The War on Coal-Fired Electric Plants
President Obama made a major energy policy speech at Georgetown University on June 25, 2013.
It is a total shift in energy policy to address climate change.
The centerpiece of the new plan is strict regulations imposed on existing coal-fired electric power plants to limit CO2 emissions.
It is one thing to create a few new EPA regulations; it quite another to consider the practical ramifications of those regulations. The President didn’t.
Here they are…
Electric Power in the United States
According to the EIA, in 2012 coal supplied 37% of all electric power generated in the USA. It is our nation’s single largest source of electricity. Natural gas was 2nd at 30%. Renewables (biomass, geothermal, solar and wind) supplied 5%.
Of the green energy contribution, wind turbines generated nearly all of it… a tad under 4%.
Solar generated just 0.11%. That is 1/3,200th as much as wind and an infinitesimal 1/100,000th of total electricity generated in the United States. That is less than a pinprick.
Nuclear and hydroelectric supply most of the remaining electric power (26%).
Total Renewable U.S. Energy Production
Overall, renewables produce 2.5 times more U.S. energy today than in 2001.
While a total of 193,981 thousand kilowatt hours sounds impressive, total U.S. energy production in 2011 was 330,000,000,000,000 thousand kilowatt hours. That is 3.3 followed by 13 zeros!! You need a microscope to see renewable energy’s electric contribution.
In the renewable green-energy universe, wind power has made great strides since 2001.
All others far less.
There is 18 times more energy produced today with wind turbines than there was in 2001. Solar has tripled in that time, but is a teeny-tiny fraction of wind.
In his Georgetown speech, President Obama bragged that the amount of wind and solar energy generated has doubled since he took office. That is true,
In his new plan, the President calls for doubling renewable energy production again by 2020. That is four years after he is out of office. Roughly 70% of U.S. electricity will still be generated by fossil fuels.

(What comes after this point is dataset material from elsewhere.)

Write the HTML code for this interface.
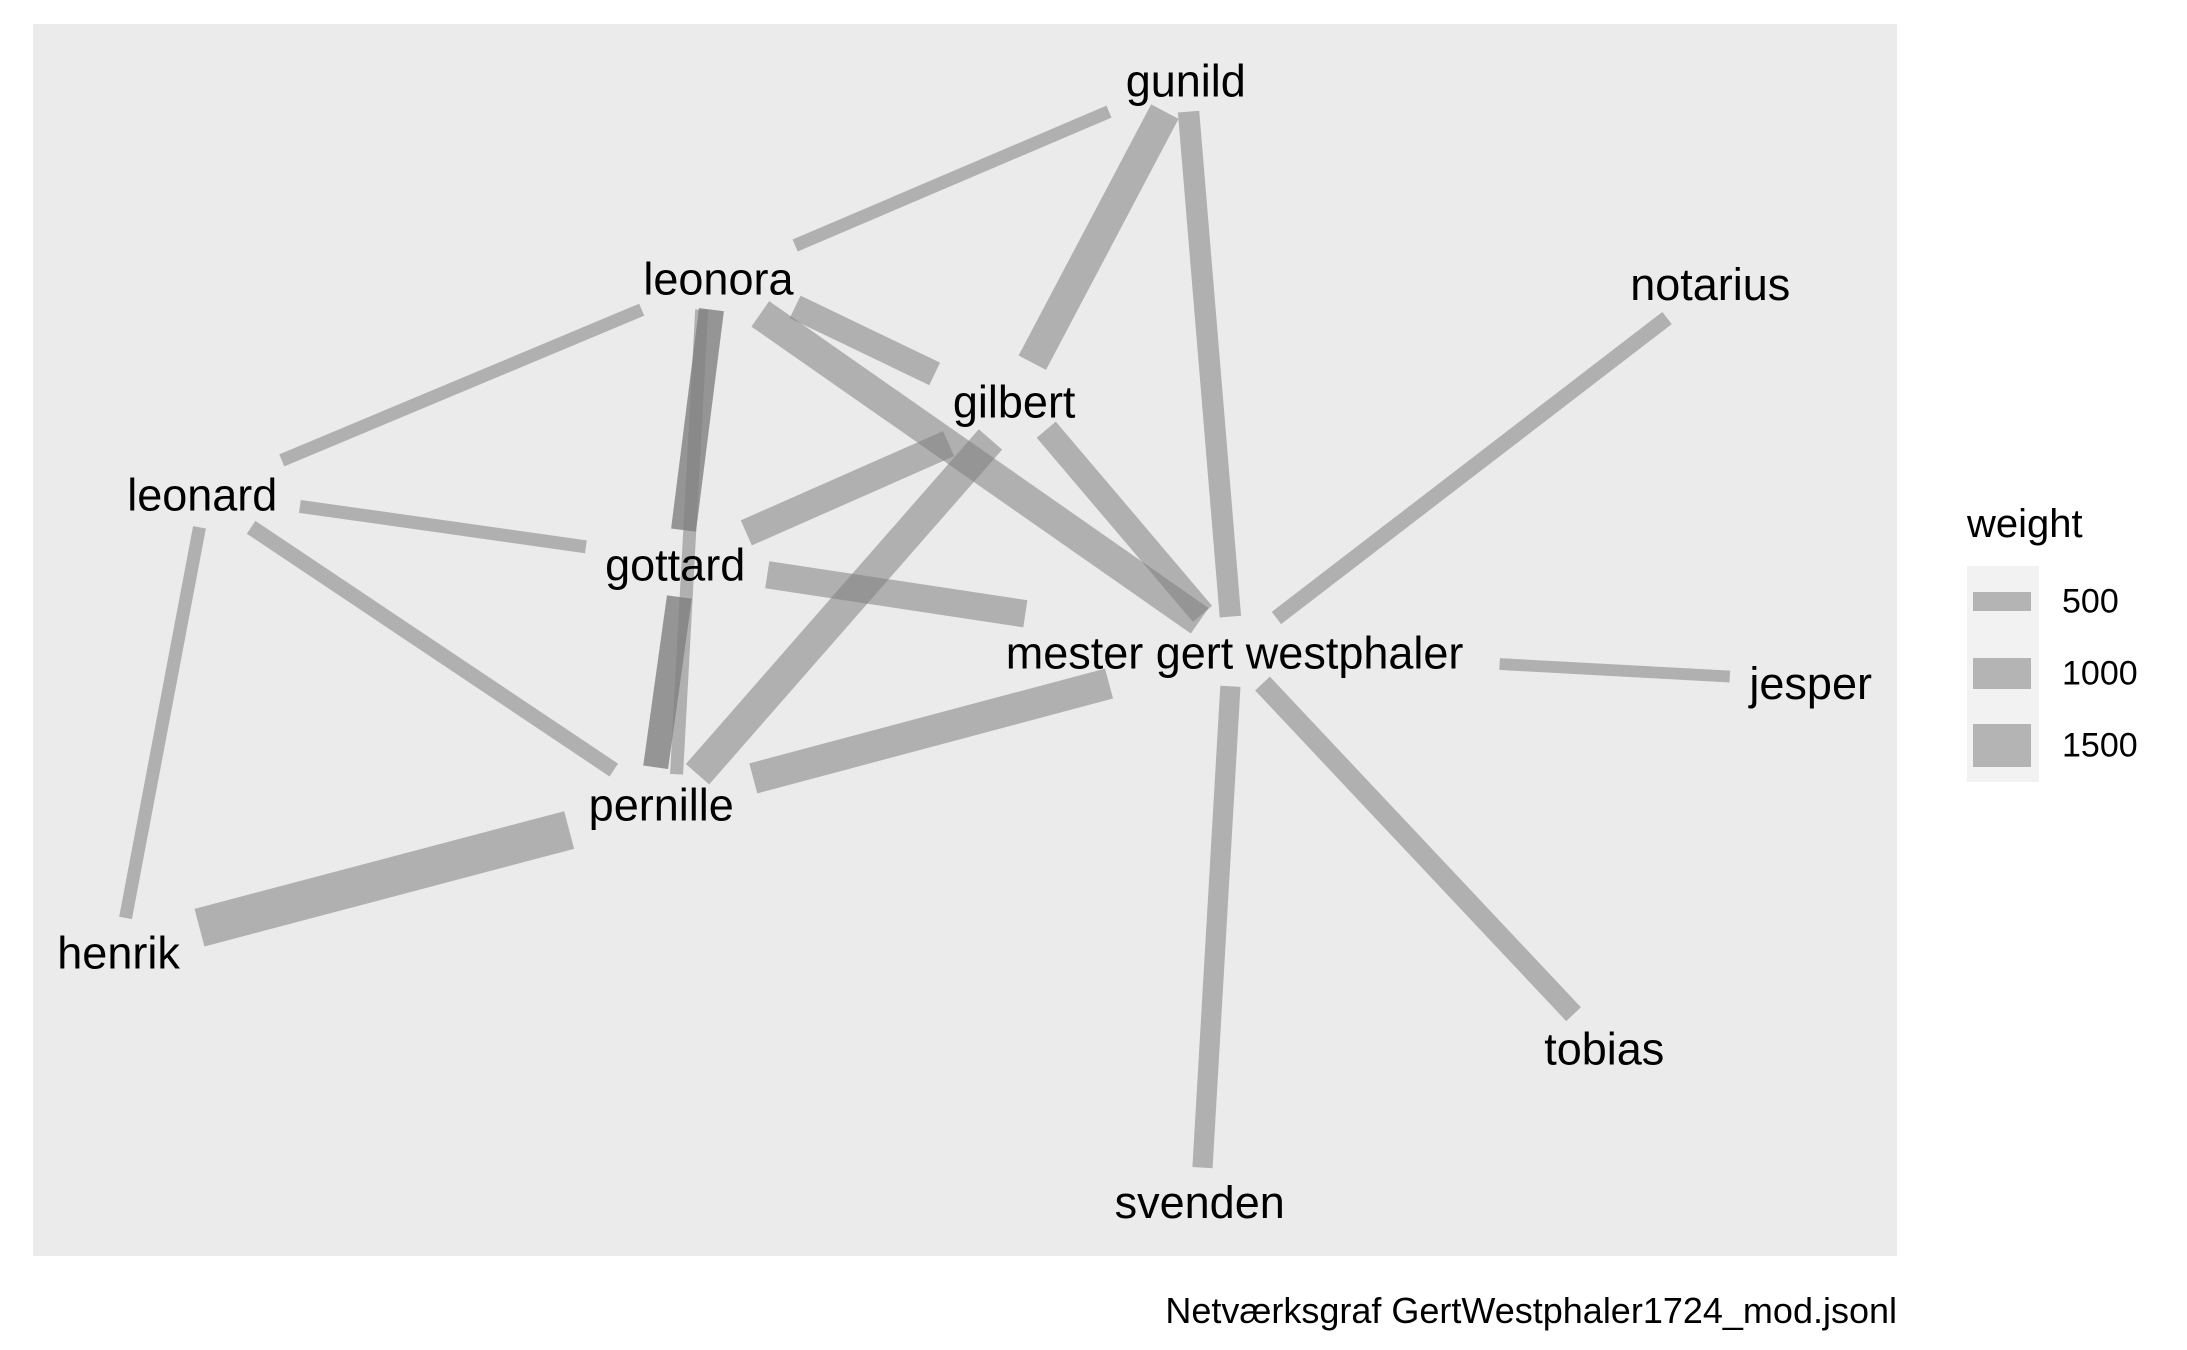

In President Obama’s new plan, renewable energy will still only supply a small fraction of electricity in the United States in 2020.
That means, even under the President’s own plan, increasing renewables won’t and can’t meaningfully reduce CO2 any time soon. It is physically impossible!
Coal CO2 Pollution
Water vapor is, by far, the world’s largest and most potent greenhouse gas. CO2 comes in a distant 2nd. Outside water vapor, CO2 accounts for around 80% of all the Earth’s remaining greenhouse gases.
It is estimated that 40% of U.S. CO2 pollutants come from coal-fired electric plants.
That makes coal-fired power plants a reasonable and logical target if you want to reduce CO2. That is what President Obama has chosen to do, not through legislation, but through new EPA regulations.
The Cost of Cutting Coal-fired CO2
Coal produced 37% of all U.S. electricity in 2012. In the President’s new plan, the likeliest EPA regulations will force coal power plants to install “advanced CC with CCS” technology.
The chart above shows that coal generated electricity that would have cost $94.8/Kwh in 2016 will now cost $136.2/Kwh instead. That is a 70% increase in the cost of the nation’s largest source of electric power!
That will make coal power cost more than wind, but still be 1/3rd the cost of solar. Off-shore wind is cost prohibitive.
But even under the President’s plan, by 2020 renewables will only replace a fraction of the electricity generated by fossil fuels.
That leaves only one of two outcomes:
- Electricity costs a lot more
- Coal-fired plants get replaced
Climate Change’s Dirty Little Secret
U.S. CO2 emissions are down, true, but President Obama’s green energy initiatives costing many $10s of billions so far are not responsible for any of it.
Furthermore, as explained above, the President’s newest plan using EPA regulations to curb coal-fired electric plant emissions can’t work either, without skyrocketing electric costs.
Green energy is a half century away from replacing coal’s 37% of electricity production. President Obama’s apparently plans to make electric power users pay 70% more for electricity generated by coal as an incentive to reduce CO2emissions. Not smart.
The only rational, affordable hope is replacing coal-fired electric plants with something else.
Fortunately, the fight against global warming has the unlikeliest hero; big oil fracking for clean-burning natural gas.
Natural gas is not only the cleanest burning fossil fuel, but it is also the cheapest. Now, with fracking and horizontal drilling, it will be plentiful for decades. The transition from coal to natural gas electric generation is already well underway. That and a bad economy is what is responsible for the U.S. reducing its CO2 emissions.
President Obama’s new climate change plan won’t reduce emissions much; replacing coal with natural gas by private-sector oil and gas companies will.